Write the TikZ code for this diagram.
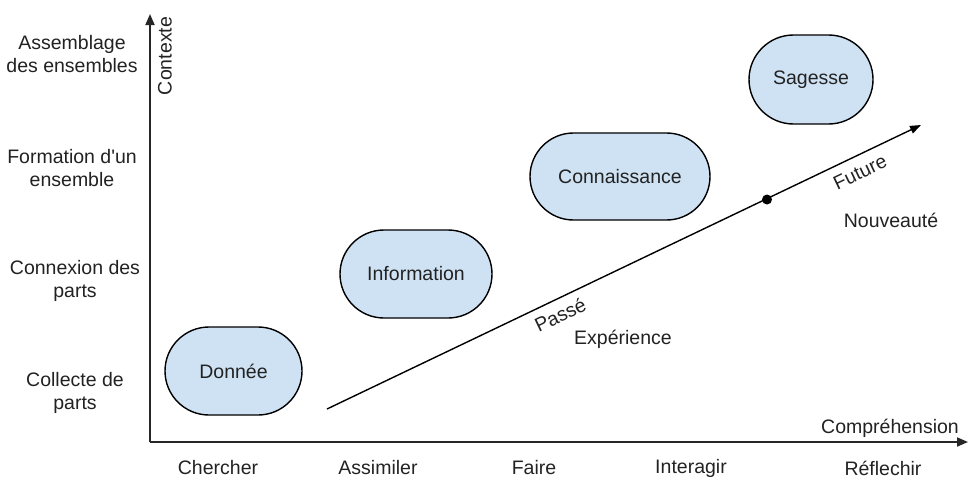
\documentclass[tikz,border=0pt]{standalone}
\usepackage{fontspec}
\setmainfont{Liberation Sans}
\usetikzlibrary{arrows.meta,shapes.misc}
\definecolor{boxfill}{HTML}{CFE2F3}
\definecolor{txt}{HTML}{222222}
\tikzset{
  stage/.style={rounded rectangle, draw=black, line width=1.4pt, fill=boxfill, inner sep=0pt, text=txt, font=\fontsize{19.5}{23}\selectfont},
  lbl/.style={text=txt, font=\fontsize{19.5}{23}\selectfont, align=center, inner sep=0pt},
  axis/.style={line width=1.8pt, draw=black!85, -{Triangle[length=11pt,width=9pt]}},
}
\begin{document}
\begin{tikzpicture}[x=1pt,y=-1pt]
\useasboundingbox (0,0) rectangle (968,479);
% axes
\coordinate (O) at (150,442);
\coordinate (Ytip) at (150,14);
\coordinate (Xtip) at (968,442);
\draw[axis] (O) -- (Ytip);
\draw[axis] (O) -- (Xtip);
% stages
\node[stage, minimum width=137pt, minimum height=88pt] (donnee) at (233.5,371) {Donnée};
\node[stage, minimum width=152pt, minimum height=88pt] (info) at (416,274) {Information};
\node[stage, minimum width=180pt, minimum height=87pt] (conn) at (620,176.5) {Connaissance};
\node[stage, minimum width=124pt, minimum height=89pt] (sag) at (811,79.5) {Sagesse};
% time line
\coordinate (tstart) at (327,409);
\coordinate (tend) at (921,125);
\draw[line width=1.4pt, -{Triangle[length=11pt,width=8pt]}] (tstart) -- (tend);
\node[circle, fill=black, inner sep=0pt, minimum size=10pt] (now) at (767,199.5) {};
\node[lbl, rotate=25.5, anchor=north] (passe) at (557,308) {Passé};
\node[lbl, rotate=25.5, anchor=north] (future) at (857,166) {Future};
\node[lbl] (exp) at (623,339) {Expérience};
\node[lbl] (nouv) at (891,220) {Nouveauté};
% axis labels
\node[lbl, rotate=90] (contexte) at (165,56) {Contexte};
\node[lbl] (compr) at (890,428) {Compréhension};
% left labels
\node[lbl] (l1) at (72,54) {Assemblage\\des ensembles};
\node[lbl] (l2) at (72,168) {Formation d\textquotesingle un\\ensemble};
\node[lbl] (l3) at (75,281) {Connexion des\\parts};
\node[lbl] (l4) at (75,393) {Collecte de\\parts};
% bottom labels
\node[lbl] (b1) at (218,468) {Chercher};
\node[lbl] (b2) at (378,468) {Assimiler};
\node[lbl] (b3) at (534,468) {Faire};
\node[lbl] (b4) at (691,468) {Interagir};
\node[lbl] (b5) at (883,468) {Réflechir};
\end{tikzpicture}
\end{document}
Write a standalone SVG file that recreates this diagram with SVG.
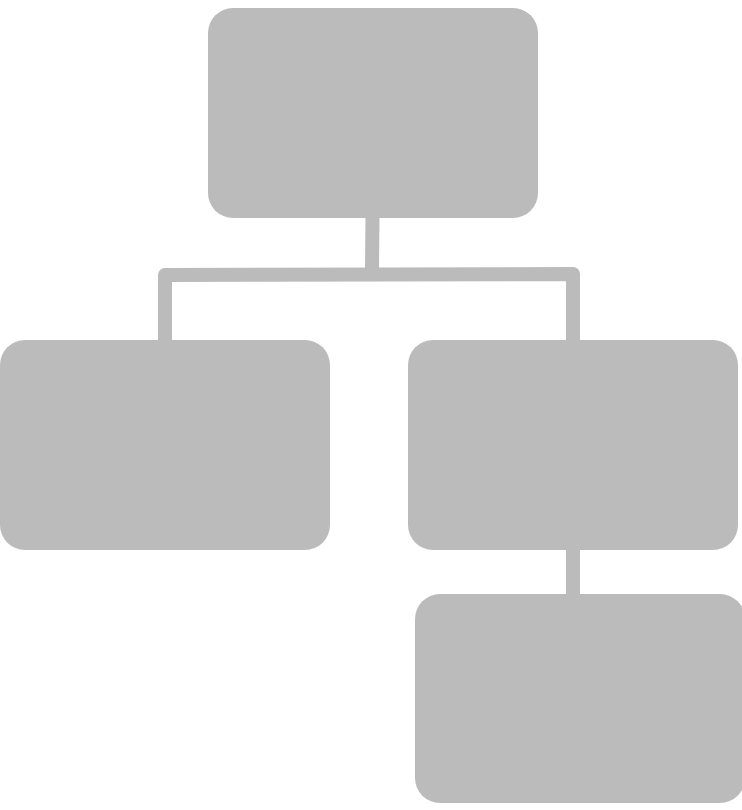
<svg xmlns="http://www.w3.org/2000/svg" width="742" height="810" viewBox="0 0 742 810">
  <style>
    .node { fill: #BBBBBB; }
    .conn { fill: none; stroke: #BBBBBB; stroke-width: 14; stroke-linejoin: round; }
  </style>
  <rect width="742" height="810" fill="#FFFFFF"/>
  <g id="connectors">
    <path class="conn" d="M372.5,215 L372,268"/>
    <path class="conn" d="M165,342 L165,275 L573,274 L573,342"/>
    <path class="conn" d="M573,548 L573,596"/>
  </g>
  <g id="node-top">
    <rect class="node" x="208" y="8" width="330" height="210" rx="25" ry="25"/>
  </g>
  <g id="node-left">
    <rect class="node" x="0" y="340" width="330" height="210" rx="25" ry="25"/>
  </g>
  <g id="node-right">
    <rect class="node" x="408" y="340" width="330" height="210" rx="25" ry="25"/>
  </g>
  <g id="node-bottom">
    <rect class="node" x="415" y="594" width="330" height="209" rx="25" ry="25"/>
  </g>
</svg>
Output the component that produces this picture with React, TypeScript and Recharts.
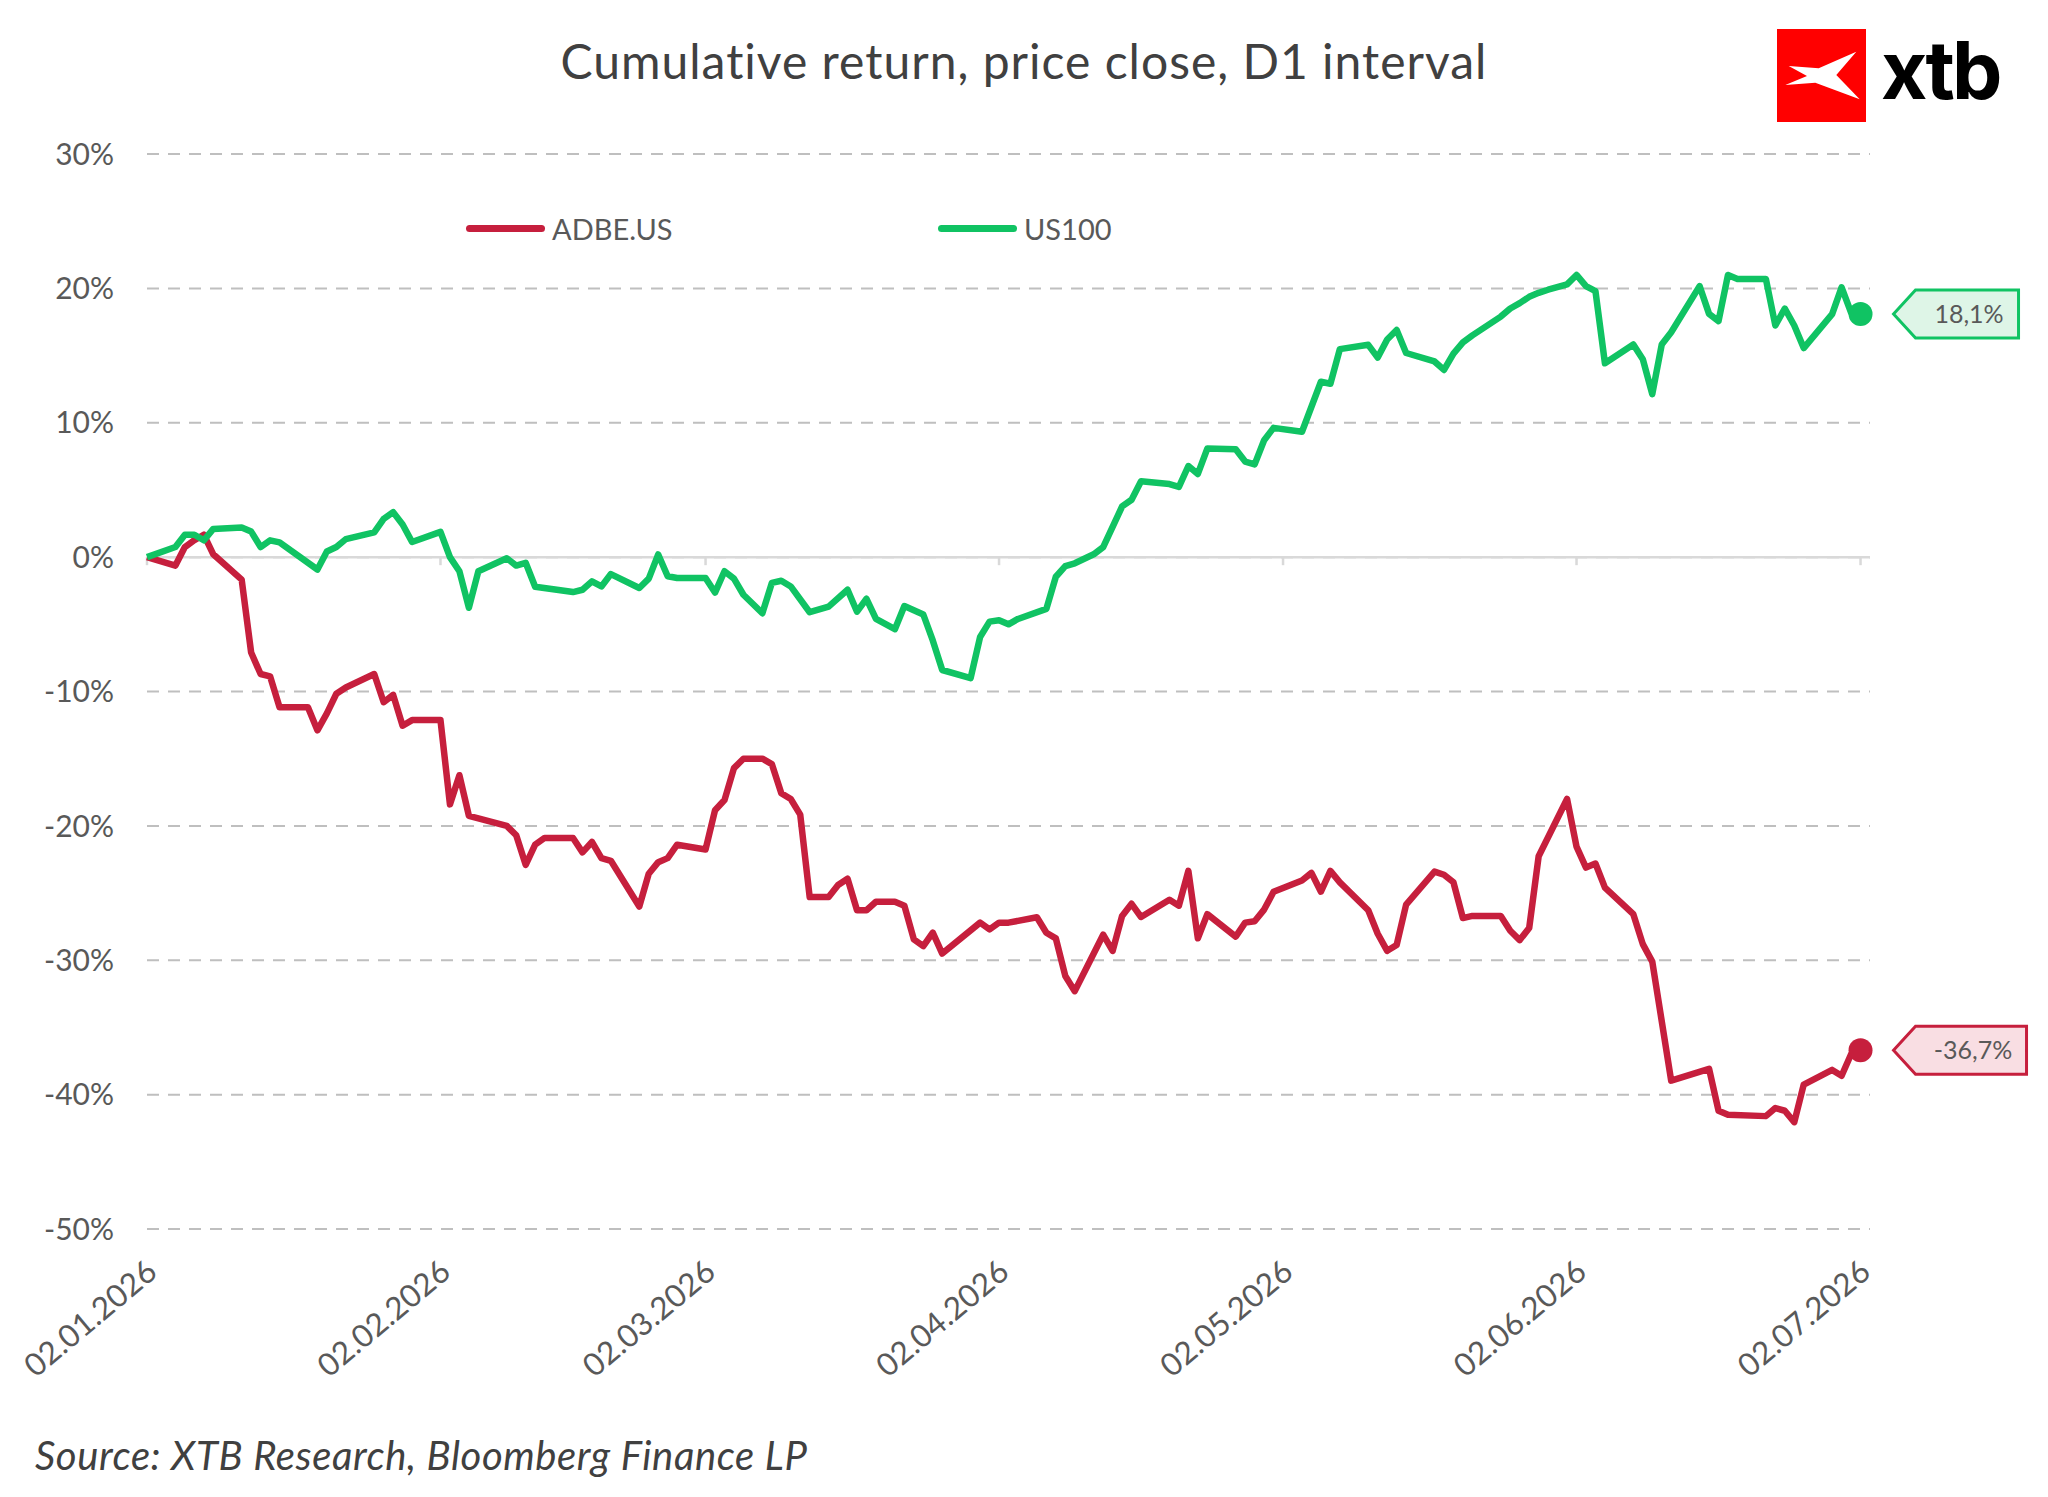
import { LineChart, Line, XAxis, YAxis, CartesianGrid, ReferenceLine, LabelList } from "recharts"

const FONT = "Lato, 'Open Sans', sans-serif"
const TEXT_GREY = "#595959"

// x axis: days counted from 02.01.2026
const monthTicks = [0, 31, 59, 90, 120, 151, 181]
const monthLabels = ["02.01.2026", "02.02.2026", "02.03.2026", "02.04.2026", "02.05.2026", "02.06.2026", "02.07.2026"]
const yTicks = [-50, -40, -30, -20, -10, 0, 10, 20, 30]

const adbeDays = [
  0, 3, 4, 5, 6, 7, 10, 11, 12, 13, 14, 17, 18, 19, 20, 21, 24, 25, 26, 27, 28, 31, 32, 33, 34, 38, 39, 40, 41, 42,
  45, 46, 47, 48, 49, 52, 53, 54, 55, 56, 59, 60, 61, 62, 63, 65, 66, 67, 68, 69, 70, 72, 73, 74, 75, 76, 77, 79, 80,
  81, 82, 83, 84, 88, 89, 90, 91, 94, 95, 96, 97, 98, 101, 102, 103, 104, 105, 108, 109, 110, 111, 112, 115, 116, 117,
  118, 119, 122, 123, 124, 125, 126, 129, 130, 131, 132, 133, 136, 137, 138, 139, 140, 143, 144, 145, 146, 147, 150,
  151, 152, 153, 154, 157, 158, 159, 161, 165, 166, 167, 171, 172, 173, 174, 175, 178, 179, 180, 181,
]
const adbeValues = [
  0, -0.63, 0.75, 1.26, 1.67, 0.21, -1.67, -7.1, -8.7, -8.87, -11.17, -11.17, -12.89, -11.63, -10.17, -9.7, -8.7,
  -10.8, -10.25, -12.55, -12.13, -12.13, -18.4, -16.23, -19.25, -20.0, -20.7, -22.9, -21.4, -20.9, -20.9, -21.97,
  -21.2, -22.4, -22.6, -26.0, -23.56, -22.7, -22.4, -21.4, -21.76, -18.83, -18.08, -15.7, -15.0, -15.0, -15.4, -17.57,
  -18.0, -19.16, -25.3, -25.3, -24.4, -23.93, -26.28, -26.28, -25.65, -25.65, -25.94, -28.45, -28.95, -27.95, -29.5,
  -27.2, -27.7, -27.2, -27.2, -26.8, -27.95, -28.37, -31.17, -32.3, -28.1, -29.3, -26.7, -25.8, -26.78, -25.5, -25.94,
  -23.35, -28.37, -26.57, -28.24, -27.2, -27.1, -26.23, -24.9, -24.06, -23.5, -24.9, -23.35, -24.2, -26.28, -28.03,
  -29.3, -28.87, -25.86, -23.4, -23.64, -24.2, -26.86, -26.7, -26.7, -27.8, -28.5, -27.6, -22.26, -18.0, -21.55, -23.1,
  -22.8, -24.6, -26.57, -28.8, -30.1, -38.96, -38.08, -41.2, -41.5, -41.6, -41.0, -41.2, -42.05, -39.25, -38.16, -38.6,
  -37.0, -36.7,
]

const us100Days = [
  0, 3, 4, 5, 6, 7, 10, 11, 12, 13, 14, 18, 19, 20, 21, 24, 25, 26, 27, 28, 31, 32, 33, 34, 35, 38, 39, 40, 41, 45, 46,
  47, 48, 49, 52, 53, 54, 55, 56, 59, 60, 61, 62, 63, 65, 66, 67, 68, 70, 72, 74, 75, 76, 77, 79, 80, 82, 83, 84, 87,
  88, 89, 90, 91, 92, 95, 96, 97, 98, 100, 101, 103, 104, 105, 108, 109, 110, 111, 112, 115, 116, 117, 118, 119, 122,
  124, 125, 126, 129, 130, 131, 132, 133, 136, 137, 138, 139, 140, 143, 144, 145, 146, 147, 148, 150, 151, 152, 153,
  154, 157, 158, 159, 160, 161, 164, 165, 166, 167, 168, 171, 172, 173, 174, 175, 178, 179, 180, 181,
]
const us100Values = [
  0, 0.75, 1.67, 1.67, 1.25, 2.1, 2.2, 1.9, 0.75, 1.25, 1.1, -0.92, 0.42, 0.75, 1.34, 1.84, 2.85, 3.35, 2.43, 1.13,
  1.88, 0.0, -1.05, -3.77, -1.05, -0.08, -0.63, -0.42, -2.2, -2.6, -2.43, -1.8, -2.18, -1.26, -2.3, -1.6, 0.2, -1.42,
  -1.55, -1.55, -2.64, -1.05, -1.6, -2.8, -4.18, -1.92, -1.76, -2.18, -4.1, -3.68, -2.43, -4.06, -3.1, -4.6, -5.36,
  -3.64, -4.27, -6.2, -8.4, -9.0, -5.94, -4.8, -4.7, -5.0, -4.6, -3.85, -1.46, -0.67, -0.46, 0.21, 0.75, 3.77, 4.27,
  5.65, 5.44, 5.23, 6.78, 6.19, 8.08, 8.03, 7.11, 6.9, 8.7, 9.62, 9.33, 13.05, 12.9, 15.48, 15.8, 14.85, 16.2, 16.9,
  15.19, 14.56, 13.93, 15.15, 15.98, 16.5, 17.9, 18.5, 18.9, 19.37, 19.67, 19.9, 20.3, 21.0, 20.17, 19.8, 14.43, 15.82,
  14.73, 12.13, 15.82, 16.74, 20.17, 18.1, 17.57, 21.0, 20.7, 20.7, 17.24, 18.5, 17.24, 15.56, 18.08, 20.08, 18.2, 18.1,
]

const series = [
  { name: "ADBE.US", color: "#C61F3D", fill: "#F9DEE3", days: adbeDays, values: adbeValues },
  { name: "US100", color: "#10C363", fill: "#DEF5E7", days: us100Days, values: us100Values },
]

const DateTick = ({ x, y, payload }: any) => {
  const label = monthLabels[monthTicks.indexOf(payload.value)]
  const ax = x + 12
  const ay = y + 46
  return (
    <text x={ax} y={ay} transform={`rotate(-40 ${ax} ${ay})`} textAnchor="end" fill={TEXT_GREY} fontSize={31.5} fontFamily={FONT}>
      {label}
    </text>
  )
}

const endDot = (color: string, last: number) => (props: any) =>
  props.index === last ? (
    <circle key={`dot-${props.index}`} cx={props.cx} cy={props.cy} r={12} fill={color} />
  ) : (
    <g key={`dot-${props.index}`} />
  )

// arrow shaped value box next to the last point
const callout = (stroke: string, fill: string, last: number) => (props: any) => {
  const { x, y, value, index } = props
  if (index !== last) return null
  const text = `${Number(value).toFixed(1).replace(".", ",")}%`
  const w = 63 + 8 * text.length
  const tip = x + 33
  const left = tip + 22
  const pts = `${tip},${y} ${left},${y - 24} ${left + w},${y - 24} ${left + w},${y + 24} ${left},${y + 24}`
  return (
    <g>
      <polygon points={pts} fill={fill} stroke={stroke} strokeWidth={3} />
      <text x={left + w / 2 + 2} y={y + 9} textAnchor="middle" fill={TEXT_GREY} fontSize={25} fontFamily={FONT}>
        {text}
      </text>
    </g>
  )
}

export default function App() {
  return (
    <div style={{ position: "absolute", left: 0, top: 0, width: 2048, height: 1497, background: "#fff", fontFamily: FONT }}>
      <LineChart width={2048} height={1497} margin={{ top: 154, right: 178, bottom: 68, left: 0 }}>
        <CartesianGrid vertical={false} stroke="#BFBFBF" strokeDasharray="12 9" strokeWidth={2} />
        <XAxis
          type="number"
          dataKey="day"
          domain={[0, 182]}
          ticks={monthTicks}
          interval={0}
          axisLine={false}
          tickLine={false}
          tickSize={0}
          tickMargin={0}
          height={200}
          tick={<DateTick />}
        />
        <YAxis
          type="number"
          domain={[-50, 30]}
          ticks={yTicks}
          interval={0}
          width={147}
          axisLine={false}
          tickLine={false}
          tickSize={0}
          tickMargin={33}
          tickFormatter={(v: number) => `${v}%`}
          tick={{ fill: TEXT_GREY, fontSize: 30, fontFamily: FONT }}
        />
        <ReferenceLine y={0} stroke="#D9D9D9" strokeWidth={2.5} />
        {monthTicks.map((d) => (
          <ReferenceLine
            key={`tick-${d}`}
            segment={[
              { x: d, y: 0 },
              { x: d, y: -0.6 },
            ]}
            stroke="#D9D9D9"
            strokeWidth={2.5}
          />
        ))}
        {series.map((s) => {
          const data = s.days.map((day, i) => ({ day, value: s.values[i] }))
          const last = data.length - 1
          return (
            <Line
              key={s.name}
              data={data}
              dataKey="value"
              name={s.name}
              type="linear"
              stroke={s.color}
              strokeWidth={6.5}
              strokeLinejoin="round"
              dot={endDot(s.color, last)}
              activeDot={false}
              isAnimationActive={false}
            >
              <LabelList dataKey="value" content={callout(s.color, s.fill, last)} />
            </Line>
          )
        })}
      </LineChart>

      {/* legend */}
      {series.map((s, i) => (
        <div
          key={s.name}
          style={{ position: "absolute", left: 466 + i * 472, top: 208, height: 40, display: "flex", alignItems: "center", fontSize: 29, color: TEXT_GREY }}
        >
          <div style={{ width: 79, height: 7, borderRadius: 3.5, background: s.color, marginRight: 7 }} />
          <span>{s.name}</span>
        </div>
      ))}

      {/* title, logo, source */}
      <svg width={2048} height={1497} style={{ position: "absolute", left: 0, top: 0, pointerEvents: "none" }}>
        <text x={1024} y={79} textAnchor="middle" fill="#404040" fontSize={48} letterSpacing={1} fontFamily={FONT}>
          Cumulative return, price close, D1 interval
        </text>
        <g transform="translate(1777 29)">
          <rect width={89} height={93} fill="#FF0000" />
          <polygon points="11.7,37 41.7,39.3 79.3,22.7 59.3,46 82.7,70.3 38.3,53.7 8.3,56 30,47" fill="#fff" />
        </g>
        <text x={1881} y={99} fill="#000" fontSize={80} fontWeight={700} fontFamily="Inter, 'DejaVu Sans', sans-serif" letterSpacing={-3}>
          xtb
        </text>
        <text x={35} y={1470} fill="#404040" fontSize={40} letterSpacing={0.6} fontStyle="italic" fontFamily={FONT}>
          Source: XTB Research, Bloomberg Finance LP
        </text>
      </svg>
    </div>
  )
}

**Work to do**
Skip the pictures and repeat, word for word, the lines from the one containing "Output the component" to the one containing "10, 20, 30]", keeping both of those lines.

**Solution to this task**
Output the component that produces this picture with React, TypeScript and Recharts.
import { LineChart, Line, XAxis, YAxis, CartesianGrid, ReferenceLine, LabelList } from "recharts"

const FONT = "Lato, 'Open Sans', sans-serif"
const TEXT_GREY = "#595959"

// x axis: days counted from 02.01.2026
const monthTicks = [0, 31, 59, 90, 120, 151, 181]
const monthLabels = ["02.01.2026", "02.02.2026", "02.03.2026", "02.04.2026", "02.05.2026", "02.06.2026", "02.07.2026"]
const yTicks = [-50, -40, -30, -20, -10, 0, 10, 20, 30]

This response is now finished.